The first sign that things were changing was when Ollie got interested in making wounds with stage make-up. He’d watch YouTube videos and try them out himself. He and his mum would spend hours comparing different types of make-up online and he experimented with mixing them up himself.

Things gradually improved. He was happier and more relaxed and life started to go back to normal. He would have moments when he was back to his old self.

Ollie was bored and frustrated. There wasn’t enough happening in his life. He was sociable and loved activity, and being home with his mum all day just wasn’t enough. She looked for local groups, but Ollie wouldn’t give them a try. She found some tutors, but Ollie wouldn’t let them into the house. He wanted friends, but wouldn’t agree to meeting anyone new. The same thing would happen each time. His mum would make a suggestion and would ask Ollie how he felt about it. Ollie would think about it, and the more he thought, the more worried he would get. What if he didn’t like it? What if it went wrong? What if he was too anxious to go? The longer the thinking went on, the more anxious Ollie got, until he started to panic. Ollie’s mum didn’t want him to feel like that because it make her anxious too.

Ollie and his mum were stuck, hemmed in by Ollie’s anxiety. ‘I can’t make any suggestions’ said his mum, ‘Everything makes him anxious’.

Ollie has worked out a way to feel less anxious, and it’s avoidance. Don’t do new things, and you won’t feel anxious. In the short term that works but in the long term it makes the anxiety worse. Lots of children (and adults) find this solution for themselves because it works. Ollie’s mum is helping him avoid because things went so wrong at school and she doesn’t want to make the same mistake again.

But things are different now. His school wasn’t right for Ollie. It made him really unhappy. The ‘problem’ there wasn’t really anxiety, it was his school was the wrong place for him.

Fear of that happening again is blocking him from trying anything new, and so he can’t discover what might be right for him. His anxiety about school was rational, the anxiety in the present isn’t. The anxiety in the present is blocking him from living the life he wants.

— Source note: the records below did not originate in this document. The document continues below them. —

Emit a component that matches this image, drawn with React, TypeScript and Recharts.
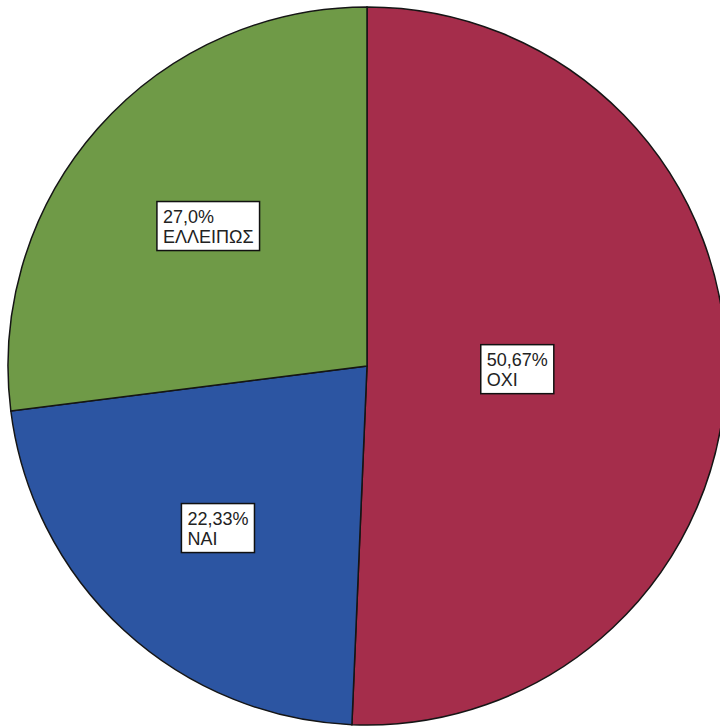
import { PieChart, Pie, Cell } from "recharts";

const categories = ["ΟΧΙ", "ΝΑΙ", "ΕΛΛΕΙΠΩΣ"];
const shares = [50.67, 22.33, 27.0];
const shareLabels = ["50,67%", "22,33%", "27,0%"];
const colors = ["#A52D4B", "#2C55A2", "#6F9A47"];

const data = categories.map((name, i) => ({ name, value: shares[i], text: shareLabels[i] }));

const FONT = "18px 'Liberation Sans', Arial, sans-serif";
const RAD = Math.PI / 180;

let ctx: CanvasRenderingContext2D | null = null;
function textWidth(s: string) {
  if (!ctx) ctx = document.createElement("canvas").getContext("2d");
  if (!ctx) return s.length * 10;
  ctx.font = FONT;
  return ctx.measureText(s).width;
}

// label box sits on the centroid of each sector
function SliceLabel(props: any) {
  const { cx, cy, outerRadius, midAngle, percent, index } = props;
  const half = percent * Math.PI;
  const d = (2 * outerRadius * Math.sin(half)) / (3 * half);
  const x = cx + d * Math.cos(-midAngle * RAD);
  const y = cy + d * Math.sin(-midAngle * RAD);
  const line1 = data[index].text;
  const line2 = data[index].name;
  const w = Math.max(textWidth(line1), textWidth(line2)) + 12;
  const h = 49;
  const left = x - w / 2;
  return (
    <g>
      <rect x={left} y={y - h / 2} width={w} height={h} fill="#fff" stroke="#111" strokeWidth={1.5} />
      <text x={left + 6} y={y - 3} fontSize={18} fontFamily="'Liberation Sans', Arial, sans-serif" fill="#222">
        {line1}
      </text>
      <text x={left + 6} y={y + 17} fontSize={18} fontFamily="'Liberation Sans', Arial, sans-serif" fill="#222">
        {line2}
      </text>
    </g>
  );
}

export default function App() {
  return (
    <div style={{ position: "absolute", left: 0, top: 0, width: 720, height: 728, background: "#fff" }}>
      <PieChart width={720} height={728} margin={{ top: 0, right: 0, bottom: 0, left: 0 }}>
        <Pie
          data={data}
          dataKey="value"
          nameKey="name"
          cx={367}
          cy={366}
          outerRadius={359}
          startAngle={90}
          endAngle={-270}
          stroke="#151515"
          strokeWidth={1.5}
          label={SliceLabel}
          labelLine={false}
          isAnimationActive={false}
        >
          {data.map((entry, i) => (
            <Cell key={entry.name} fill={colors[i]} />
          ))}
        </Pie>
      </PieChart>
    </div>
  );
}
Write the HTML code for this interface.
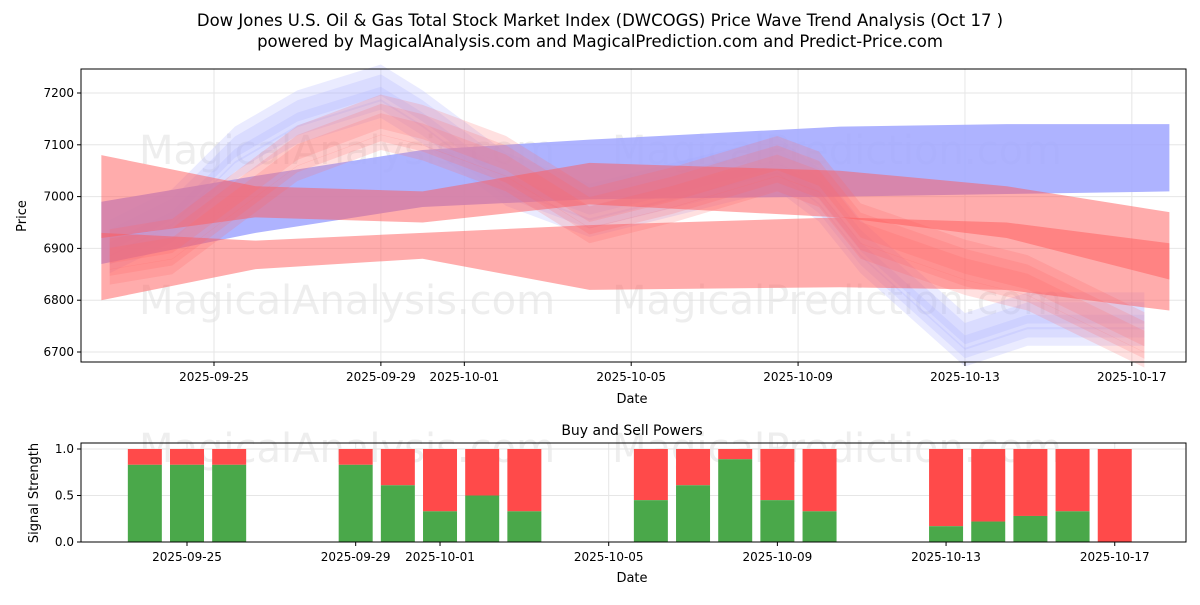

When we make ‘anxiety’ the reason for everything, children learn that their anxiety is bad. They spend time checking in with themselves and we know that the more they check, the more anxious they become. Asking yourself ‘am I anxious?’ is in itself anxiety provoking. Someone else asking you the same question is even worse.

What’s the answer? Starting with small things, Ollie needs to learn that his anxiety isn’t catastrophic. He needs to see that his mum thinks he can manage it. His mum needs to show him that she’s confident that he can cope and they need to experiment with doing new things together.

He needs to be prepared to feel those feelings, so he can do the things he wants to do. Because we know that the only way that anxiety truly gets better is when you do the things which make you anxious – slowly, gradually, but repeatedly.

Avoidance works in the short term but makes things worse in the long term. It’s not avoiding anxiety to stop going to school when it makes you desperately unhappy, it’s a rational decision which we (mostly) don’t allow children to make. When we tell them that it’s

anxiety, it has repercussions for the rest of their life.